Чтобы больше узнать о том, какими могут быть эти различия в опыте, нужно вернуться к Аристотелю, Галилею и вопросу о маятнике. Какие данные делали взаимодействие их различных парадигм и их общей среды доступным каждому из них? Рассматривая сдерживаемое цепочкой падение, аристотелианцы должны были измерять (или по крайней мере обсуждать — аристотелианцы редко измеряли) вес камня, высоту его вертикального падения и время, требующееся ему, чтобы достичь состояния равновесия. Эти понятия вместе с представлением о сопротивлении среды были концептуальными категориями, рассмотренными аристотелевской наукой при анализе падающего тела[122]. Нормальное исследование, направляемое ими, не могло создать законы, которые открыл Галилей. Оно могло лишь привести и привело, хотя и другим путём, к серии кризисов, из которых возникло представление Галилея о колебании камня. В результате этих кризисов и других интеллектуальных изменений, помимо этого, Галилей увидел качание камня совершенно иным образом. Работы Архимеда о плавании тел позволили считать среду несущественным фактором; теория побуждения представила движение симметричным и непрерывным.
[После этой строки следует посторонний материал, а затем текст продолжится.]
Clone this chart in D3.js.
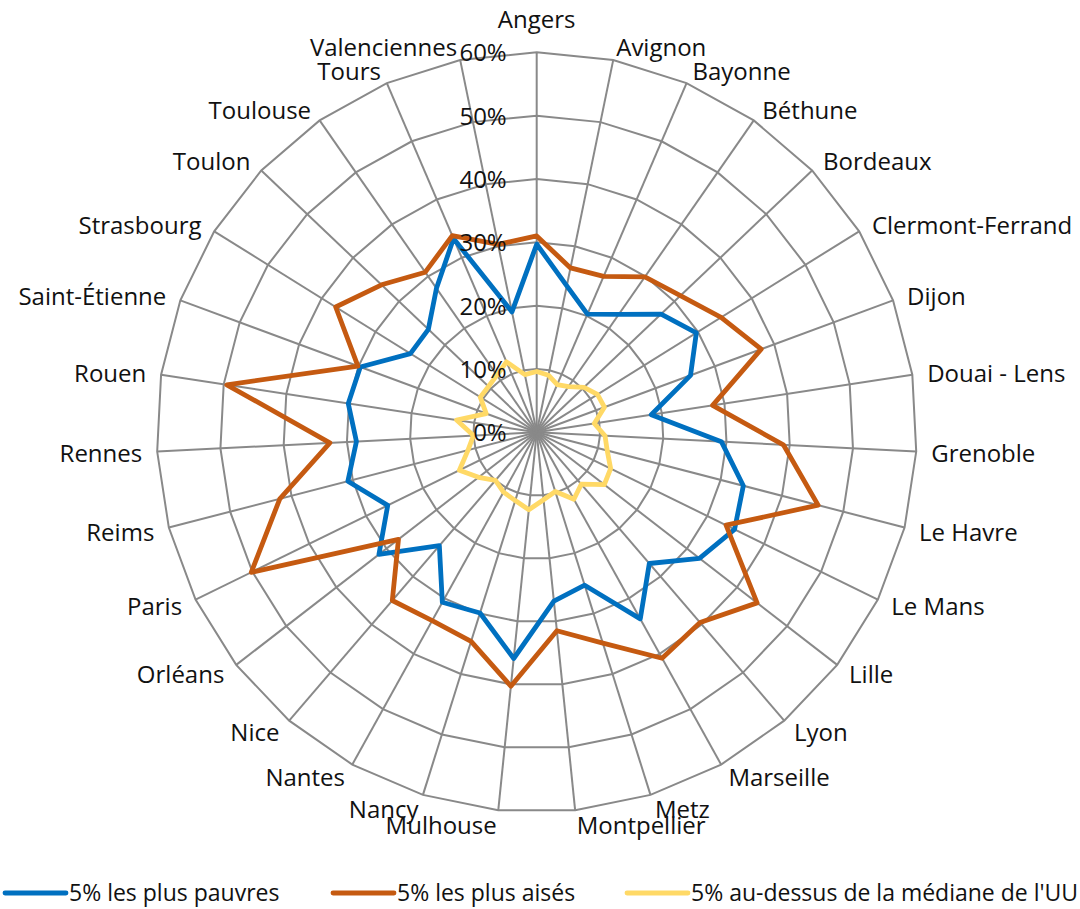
<!DOCTYPE html>
<html>
<head>
<meta charset="utf-8">
<script src="https://cdn.jsdelivr.net/npm/d3@7"></script>
<style>
  body { margin: 0; background: #fff; }
  svg { display: block; }
  text { font-family: "Open Sans", Lato, sans-serif; fill: #111; }
</style>
</head>
<body>
<svg id="chart" width="1080" height="909"></svg>
<script>
// Unités urbaines, dans l'ordre des axes (sens horaire depuis le haut)
const categories = [
  "Angers", "Avignon", "Bayonne", "Béthune", "Bordeaux", "Clermont-Ferrand",
  "Dijon", "Douai - Lens", "Grenoble", "Le Havre", "Le Mans", "Lille", "Lyon",
  "Marseille", "Metz", "Montpellier", "Mulhouse", "Nancy", "Nantes", "Nice",
  "Orléans", "Paris", "Reims", "Rennes", "Rouen", "Saint-Étienne", "Strasbourg",
  "Toulon", "Toulouse", "Tours", "Valenciennes"
];

// Valeurs en %
const plusPauvres = [
  29.7, 23.6, 20.3, 22.7, 27.1, 29.7, 25.9, 18.3, 29.2, 33.7, 34.8, 32.5, 27.3,
  33.7, 25.3, 26.8, 35.9, 29.9, 30.7, 23.6, 31.5, 26.2, 30.8, 28.5, 30.1, 29.7,
  23.5, 23.6, 27.7, 33.3, 19.4
];
const plusAises = [
  31.0, 26.5, 26.8, 29.9, 31.3, 34.3, 37.8, 28.1, 39.0, 45.9, 33.3, 44.0, 39.6,
  40.8, 34.9, 31.5, 40.3, 34.6, 34.0, 35.0, 27.6, 50.2, 41.9, 32.7, 49.5, 30.1,
  37.4, 33.8, 30.8, 33.8, 30.3
];
const auDessusMediane = [
  9.6, 9.2, 8.2, 8.8, 10.3, 11.3, 11.4, 9.2, 10.8, 11.5, 13.0, 13.5, 10.8,
  12.1, 9.8, 10.7, 12.3, 11.3, 10.8, 10.0, 11.6, 13.6, 11.2, 10.0, 12.8, 8.5,
  10.5, 10.5, 11.0, 12.1, 9.3
];

const tickValues = [0, 10, 20, 30, 40, 50, 60];
const seriesNames = ["5% les plus pauvres", "5% les plus aisés", "5% au-dessus de la médiane de l'UU"];
const seriesColors = ["#0070C0", "#C55A11", "#FFD966"];

const cx = 536.7, cy = 432.3, R = 380;
const fontSize = 24;
const svg = d3.select("#chart");
const n = categories.length;

const angle = d3.scaleLinear().domain([0, n]).range([0, 2 * Math.PI]);
const r = d3.scaleLinear().domain([0, 60]).range([0, R]);

const radial = d3.lineRadial()
  .angle((d, i) => angle(i))
  .radius(d => r(d))
  .curve(d3.curveLinearClosed);

const g = svg.append("g").attr("transform", `translate(${cx},${cy})`);

// Grille polygonale
const gridColor = "#898989";
g.append("g").selectAll("path")
  .data(tickValues.filter(t => t > 0))
  .join("path")
  .attr("d", t => radial(categories.map(() => t)))
  .attr("fill", "none")
  .attr("stroke", gridColor)
  .attr("stroke-width", 2);

// Rayons
g.append("g").selectAll("line")
  .data(categories)
  .join("line")
  .attr("x1", 0).attr("y1", 0)
  .attr("x2", (d, i) => r(60) * Math.sin(angle(i)))
  .attr("y2", (d, i) => -r(60) * Math.cos(angle(i)))
  .attr("stroke", gridColor)
  .attr("stroke-width", 2);

// Séries
const seriesData = [plusPauvres, plusAises, auDessusMediane];
g.append("g").selectAll("path")
  .data(seriesData)
  .join("path")
  .attr("d", d => radial(d))
  .attr("fill", "none")
  .attr("stroke", (d, i) => seriesColors[i])
  .attr("stroke-width", 4.8)
  .attr("stroke-linejoin", "round");

// Graduations de l'axe radial
g.append("g").selectAll("text")
  .data(tickValues)
  .join("text")
  .attr("x", -30)
  .attr("y", t => -r(t) + 9)
  .attr("text-anchor", "end")
  .attr("font-size", fontSize)
  .text(t => t + "%");

// Libellés des catégories
const labelG = g.append("g");
categories.forEach((name, i) => {
  const a = angle(i);
  const s = Math.sin(a), c = Math.cos(a);
  const px = r(60) * s, py = -r(60) * c;
  const t = labelG.append("text").attr("font-size", fontSize).text(name);
  if (Math.abs(s) < 0.05) {
    t.attr("x", px).attr("y", py - 24).attr("text-anchor", "middle");
  } else {
    const gap = 15 * Math.abs(s);
    t.attr("x", s > 0 ? px + gap : px - gap)
     .attr("y", py - c * 14 + 1)
     .attr("dy", "0.36em")
     .attr("text-anchor", s > 0 ? "start" : "end");
  }
  // garder le libellé dans la zone du graphique
  const b = t.node().getBBox();
  const left = b.x + cx, right = b.x + b.width + cx;
  if (left < 16) t.attr("x", +t.attr("x") + (16 - left));
  else if (right > 1073) t.attr("x", +t.attr("x") - (right - 1073));
});

// Légende
const legendX = [5, 333, 627];
const legend = svg.append("g");
seriesNames.forEach((name, i) => {
  legend.append("line")
    .attr("x1", legendX[i]).attr("x2", legendX[i] + 61)
    .attr("y1", 893).attr("y2", 893)
    .attr("stroke", seriesColors[i])
    .attr("stroke-width", 4.8)
    .attr("stroke-linecap", "round");
  legend.append("text")
    .attr("x", legendX[i] + 64)
    .attr("y", 901)
    .attr("font-size", 23)
    .text(name);
});
</script>
</body>
</html>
А неоплатонизм направил внимание Галилея на фактор движения по окружности[123]. Поэтому он измерял только вес, радиус, угловое смещение и период колебаний, которые были заданы точно, так что их можно было истолковать таким образом, что в результате получились законы Галилея для маятника. В данном случае интерпретация оказалась почти излишней. Если принимались парадигмы Галилея, то закономерности, подобные закономерностям колебания маятника, были почти доступны для проверки. В самом деле, как иначе мы объясним открытие Галилея, что период колебания гири маятника совершенно независим от амплитуды, — открытие, которое нормальная наука, начиная с Галилея, вынуждена была вырвать с корнем и которое сейчас мы совершенно не можем документально подтвердить. Закономерности, которые не могли существовать для аристотелианцев (и которые фактически никогда точно не подкреплялись наблюдением), были для человека, наблюдающего за качанием камня, как это делал Галилей, выводами из непосредственного опыта.